# Items listed in a dataset
______

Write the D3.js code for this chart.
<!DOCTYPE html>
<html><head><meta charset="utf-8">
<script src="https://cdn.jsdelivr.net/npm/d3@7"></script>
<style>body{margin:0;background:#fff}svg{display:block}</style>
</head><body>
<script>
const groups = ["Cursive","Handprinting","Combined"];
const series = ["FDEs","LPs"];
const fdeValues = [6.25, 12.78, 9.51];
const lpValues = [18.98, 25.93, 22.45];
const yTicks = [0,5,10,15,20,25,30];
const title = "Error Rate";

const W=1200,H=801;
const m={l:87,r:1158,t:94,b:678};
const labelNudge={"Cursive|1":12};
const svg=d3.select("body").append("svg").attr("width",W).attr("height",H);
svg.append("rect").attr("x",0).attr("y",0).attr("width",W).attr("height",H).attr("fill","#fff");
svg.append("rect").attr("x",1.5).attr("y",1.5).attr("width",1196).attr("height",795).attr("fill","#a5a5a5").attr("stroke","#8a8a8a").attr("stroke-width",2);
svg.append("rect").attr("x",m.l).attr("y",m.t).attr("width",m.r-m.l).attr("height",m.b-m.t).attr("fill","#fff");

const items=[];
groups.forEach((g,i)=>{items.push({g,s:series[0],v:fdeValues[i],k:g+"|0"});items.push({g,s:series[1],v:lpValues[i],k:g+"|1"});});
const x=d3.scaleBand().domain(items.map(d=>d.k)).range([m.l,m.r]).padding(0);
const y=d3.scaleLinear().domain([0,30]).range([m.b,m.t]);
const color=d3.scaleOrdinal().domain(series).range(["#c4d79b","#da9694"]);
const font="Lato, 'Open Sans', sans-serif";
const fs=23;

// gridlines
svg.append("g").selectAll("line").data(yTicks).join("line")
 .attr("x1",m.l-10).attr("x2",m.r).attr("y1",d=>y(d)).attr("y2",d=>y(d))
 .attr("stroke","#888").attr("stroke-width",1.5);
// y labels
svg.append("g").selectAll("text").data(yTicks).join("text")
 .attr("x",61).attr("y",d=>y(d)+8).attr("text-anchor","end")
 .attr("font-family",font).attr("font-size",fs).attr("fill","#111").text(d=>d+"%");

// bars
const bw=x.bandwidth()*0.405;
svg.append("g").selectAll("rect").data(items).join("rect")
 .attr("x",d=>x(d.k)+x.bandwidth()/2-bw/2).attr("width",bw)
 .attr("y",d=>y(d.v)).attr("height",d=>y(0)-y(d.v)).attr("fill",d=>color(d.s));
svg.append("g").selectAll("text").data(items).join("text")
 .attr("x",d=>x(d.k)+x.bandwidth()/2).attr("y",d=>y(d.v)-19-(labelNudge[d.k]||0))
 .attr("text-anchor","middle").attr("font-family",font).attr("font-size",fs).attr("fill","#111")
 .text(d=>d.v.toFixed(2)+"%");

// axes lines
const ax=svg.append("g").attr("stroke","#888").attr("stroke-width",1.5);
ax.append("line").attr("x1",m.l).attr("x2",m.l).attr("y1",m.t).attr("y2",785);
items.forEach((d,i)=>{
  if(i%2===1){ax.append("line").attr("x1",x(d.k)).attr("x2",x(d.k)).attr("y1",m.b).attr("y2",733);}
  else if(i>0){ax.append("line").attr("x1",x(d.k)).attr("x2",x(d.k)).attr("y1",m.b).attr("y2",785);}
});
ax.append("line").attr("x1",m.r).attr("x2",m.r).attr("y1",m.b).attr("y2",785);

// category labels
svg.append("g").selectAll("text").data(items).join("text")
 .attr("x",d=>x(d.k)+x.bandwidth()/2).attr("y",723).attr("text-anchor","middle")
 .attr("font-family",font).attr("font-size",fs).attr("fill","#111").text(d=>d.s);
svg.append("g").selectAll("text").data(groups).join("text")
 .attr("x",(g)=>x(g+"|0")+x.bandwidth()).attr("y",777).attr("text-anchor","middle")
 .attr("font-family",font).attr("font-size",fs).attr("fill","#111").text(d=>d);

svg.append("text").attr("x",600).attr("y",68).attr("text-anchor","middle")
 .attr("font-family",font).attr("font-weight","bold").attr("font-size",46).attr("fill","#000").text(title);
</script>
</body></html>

______

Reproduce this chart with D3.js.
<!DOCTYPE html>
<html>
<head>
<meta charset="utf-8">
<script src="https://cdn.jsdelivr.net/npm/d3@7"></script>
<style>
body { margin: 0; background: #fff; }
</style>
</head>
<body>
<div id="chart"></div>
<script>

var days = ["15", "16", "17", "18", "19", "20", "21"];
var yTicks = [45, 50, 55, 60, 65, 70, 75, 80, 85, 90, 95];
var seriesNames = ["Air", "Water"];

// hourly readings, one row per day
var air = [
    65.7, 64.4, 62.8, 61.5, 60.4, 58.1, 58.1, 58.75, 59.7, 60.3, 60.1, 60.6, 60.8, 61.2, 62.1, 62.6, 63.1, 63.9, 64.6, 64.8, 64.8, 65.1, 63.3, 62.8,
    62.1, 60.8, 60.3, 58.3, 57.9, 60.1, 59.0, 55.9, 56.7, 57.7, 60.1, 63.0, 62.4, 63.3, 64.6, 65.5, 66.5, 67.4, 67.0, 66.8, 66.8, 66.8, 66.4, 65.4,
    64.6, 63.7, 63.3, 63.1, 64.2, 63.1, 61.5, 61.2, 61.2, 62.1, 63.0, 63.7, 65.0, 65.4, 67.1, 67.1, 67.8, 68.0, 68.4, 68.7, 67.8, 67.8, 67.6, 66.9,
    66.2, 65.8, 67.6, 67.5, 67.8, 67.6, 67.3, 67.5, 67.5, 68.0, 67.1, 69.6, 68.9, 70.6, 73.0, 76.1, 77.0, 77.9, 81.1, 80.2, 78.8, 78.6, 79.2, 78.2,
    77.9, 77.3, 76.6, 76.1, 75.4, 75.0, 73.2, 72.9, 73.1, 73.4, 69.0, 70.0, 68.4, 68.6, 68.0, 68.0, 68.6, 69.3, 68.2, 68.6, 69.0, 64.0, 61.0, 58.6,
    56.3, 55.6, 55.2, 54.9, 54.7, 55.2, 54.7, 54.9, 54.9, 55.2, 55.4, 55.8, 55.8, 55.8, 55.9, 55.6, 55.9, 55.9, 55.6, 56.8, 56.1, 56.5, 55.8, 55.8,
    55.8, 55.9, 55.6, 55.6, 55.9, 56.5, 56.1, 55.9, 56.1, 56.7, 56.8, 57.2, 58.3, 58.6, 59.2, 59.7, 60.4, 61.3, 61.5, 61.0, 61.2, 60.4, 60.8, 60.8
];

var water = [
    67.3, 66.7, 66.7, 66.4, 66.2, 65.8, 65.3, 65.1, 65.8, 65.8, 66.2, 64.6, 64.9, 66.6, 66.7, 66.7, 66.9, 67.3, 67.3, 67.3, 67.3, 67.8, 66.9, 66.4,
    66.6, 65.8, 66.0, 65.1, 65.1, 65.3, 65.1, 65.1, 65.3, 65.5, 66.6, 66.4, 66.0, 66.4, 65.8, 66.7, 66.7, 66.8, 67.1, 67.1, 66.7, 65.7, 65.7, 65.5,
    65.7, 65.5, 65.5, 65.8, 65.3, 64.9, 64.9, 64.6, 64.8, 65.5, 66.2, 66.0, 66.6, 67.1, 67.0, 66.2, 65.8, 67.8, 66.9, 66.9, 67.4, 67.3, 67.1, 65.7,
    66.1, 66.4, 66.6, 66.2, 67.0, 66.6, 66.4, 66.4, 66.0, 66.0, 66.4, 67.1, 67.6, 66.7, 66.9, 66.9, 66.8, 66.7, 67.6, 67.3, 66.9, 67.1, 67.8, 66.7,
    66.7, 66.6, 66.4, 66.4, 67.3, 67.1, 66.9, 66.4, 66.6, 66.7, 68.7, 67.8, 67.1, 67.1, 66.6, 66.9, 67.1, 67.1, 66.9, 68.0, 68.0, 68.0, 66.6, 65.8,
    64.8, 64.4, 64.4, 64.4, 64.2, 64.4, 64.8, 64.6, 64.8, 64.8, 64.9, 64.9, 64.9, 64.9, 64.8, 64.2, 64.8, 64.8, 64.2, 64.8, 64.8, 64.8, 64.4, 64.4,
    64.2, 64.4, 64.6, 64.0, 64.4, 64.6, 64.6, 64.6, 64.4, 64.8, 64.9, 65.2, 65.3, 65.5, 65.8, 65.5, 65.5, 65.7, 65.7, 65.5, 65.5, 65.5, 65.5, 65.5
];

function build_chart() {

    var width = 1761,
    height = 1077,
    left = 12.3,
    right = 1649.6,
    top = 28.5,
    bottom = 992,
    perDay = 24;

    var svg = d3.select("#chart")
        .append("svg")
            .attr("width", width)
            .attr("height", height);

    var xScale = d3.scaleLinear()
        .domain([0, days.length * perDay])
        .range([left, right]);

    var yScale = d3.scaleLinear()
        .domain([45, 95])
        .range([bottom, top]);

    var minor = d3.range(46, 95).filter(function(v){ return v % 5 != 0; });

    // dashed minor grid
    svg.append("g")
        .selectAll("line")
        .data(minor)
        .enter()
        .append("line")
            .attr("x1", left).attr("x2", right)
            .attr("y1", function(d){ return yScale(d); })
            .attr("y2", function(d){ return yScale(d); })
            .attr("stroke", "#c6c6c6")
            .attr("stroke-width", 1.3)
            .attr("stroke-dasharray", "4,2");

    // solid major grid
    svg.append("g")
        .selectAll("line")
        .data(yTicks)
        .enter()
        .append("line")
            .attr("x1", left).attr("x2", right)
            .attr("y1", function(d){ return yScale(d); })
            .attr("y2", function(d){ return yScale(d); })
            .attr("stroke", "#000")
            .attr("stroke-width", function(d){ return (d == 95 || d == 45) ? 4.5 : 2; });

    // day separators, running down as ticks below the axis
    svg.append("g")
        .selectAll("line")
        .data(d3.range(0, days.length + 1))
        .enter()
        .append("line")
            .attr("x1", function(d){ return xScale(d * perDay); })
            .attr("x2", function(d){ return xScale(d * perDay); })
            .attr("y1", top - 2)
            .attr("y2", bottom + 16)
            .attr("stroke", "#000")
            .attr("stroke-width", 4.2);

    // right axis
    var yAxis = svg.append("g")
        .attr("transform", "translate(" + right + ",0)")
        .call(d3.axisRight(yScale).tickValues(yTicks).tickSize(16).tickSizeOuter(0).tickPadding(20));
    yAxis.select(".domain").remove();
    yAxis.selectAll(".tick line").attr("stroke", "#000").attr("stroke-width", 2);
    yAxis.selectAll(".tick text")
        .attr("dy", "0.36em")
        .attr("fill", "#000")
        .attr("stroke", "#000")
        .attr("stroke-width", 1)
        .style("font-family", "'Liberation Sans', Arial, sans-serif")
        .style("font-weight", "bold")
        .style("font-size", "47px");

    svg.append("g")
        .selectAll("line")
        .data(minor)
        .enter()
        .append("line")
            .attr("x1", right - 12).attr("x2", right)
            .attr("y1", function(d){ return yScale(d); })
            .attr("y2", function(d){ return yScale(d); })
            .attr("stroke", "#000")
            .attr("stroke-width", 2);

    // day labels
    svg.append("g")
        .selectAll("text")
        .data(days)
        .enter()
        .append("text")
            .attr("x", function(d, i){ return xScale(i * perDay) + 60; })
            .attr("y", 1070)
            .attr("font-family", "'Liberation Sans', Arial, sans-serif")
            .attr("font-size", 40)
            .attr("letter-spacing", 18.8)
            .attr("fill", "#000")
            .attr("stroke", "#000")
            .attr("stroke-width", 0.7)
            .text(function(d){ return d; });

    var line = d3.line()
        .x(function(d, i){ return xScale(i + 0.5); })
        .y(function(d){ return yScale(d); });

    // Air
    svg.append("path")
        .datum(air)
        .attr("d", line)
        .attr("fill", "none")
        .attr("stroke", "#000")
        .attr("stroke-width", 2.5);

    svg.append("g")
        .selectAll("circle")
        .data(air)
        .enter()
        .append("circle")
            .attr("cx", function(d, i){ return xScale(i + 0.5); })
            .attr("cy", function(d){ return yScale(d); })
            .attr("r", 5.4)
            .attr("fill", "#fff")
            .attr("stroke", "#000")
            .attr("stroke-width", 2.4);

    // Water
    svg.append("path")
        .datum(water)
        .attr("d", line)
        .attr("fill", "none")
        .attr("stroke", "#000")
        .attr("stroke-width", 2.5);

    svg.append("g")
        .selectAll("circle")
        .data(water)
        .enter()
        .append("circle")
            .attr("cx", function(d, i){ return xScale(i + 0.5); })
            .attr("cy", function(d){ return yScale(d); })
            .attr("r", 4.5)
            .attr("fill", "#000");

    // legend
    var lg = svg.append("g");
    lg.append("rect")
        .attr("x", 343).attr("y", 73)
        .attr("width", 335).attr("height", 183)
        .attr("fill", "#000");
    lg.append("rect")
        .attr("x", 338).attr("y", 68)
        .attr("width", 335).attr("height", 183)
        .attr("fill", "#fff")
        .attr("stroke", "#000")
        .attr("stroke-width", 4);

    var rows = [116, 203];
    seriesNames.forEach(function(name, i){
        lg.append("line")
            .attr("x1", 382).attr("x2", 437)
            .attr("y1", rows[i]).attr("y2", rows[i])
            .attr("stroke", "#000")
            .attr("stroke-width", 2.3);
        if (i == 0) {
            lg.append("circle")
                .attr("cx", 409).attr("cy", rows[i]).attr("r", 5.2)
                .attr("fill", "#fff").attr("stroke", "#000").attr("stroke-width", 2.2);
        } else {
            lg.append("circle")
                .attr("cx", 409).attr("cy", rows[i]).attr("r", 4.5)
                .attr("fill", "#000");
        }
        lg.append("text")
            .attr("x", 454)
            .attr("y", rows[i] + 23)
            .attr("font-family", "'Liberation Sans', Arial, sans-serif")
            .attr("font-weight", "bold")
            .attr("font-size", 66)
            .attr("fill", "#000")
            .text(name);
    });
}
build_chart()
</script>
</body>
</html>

______

# Brief
Copy out each line of the data containing the string "this".

# Exercise result
Write the D3.js code for this chart.
Reproduce this chart with D3.js.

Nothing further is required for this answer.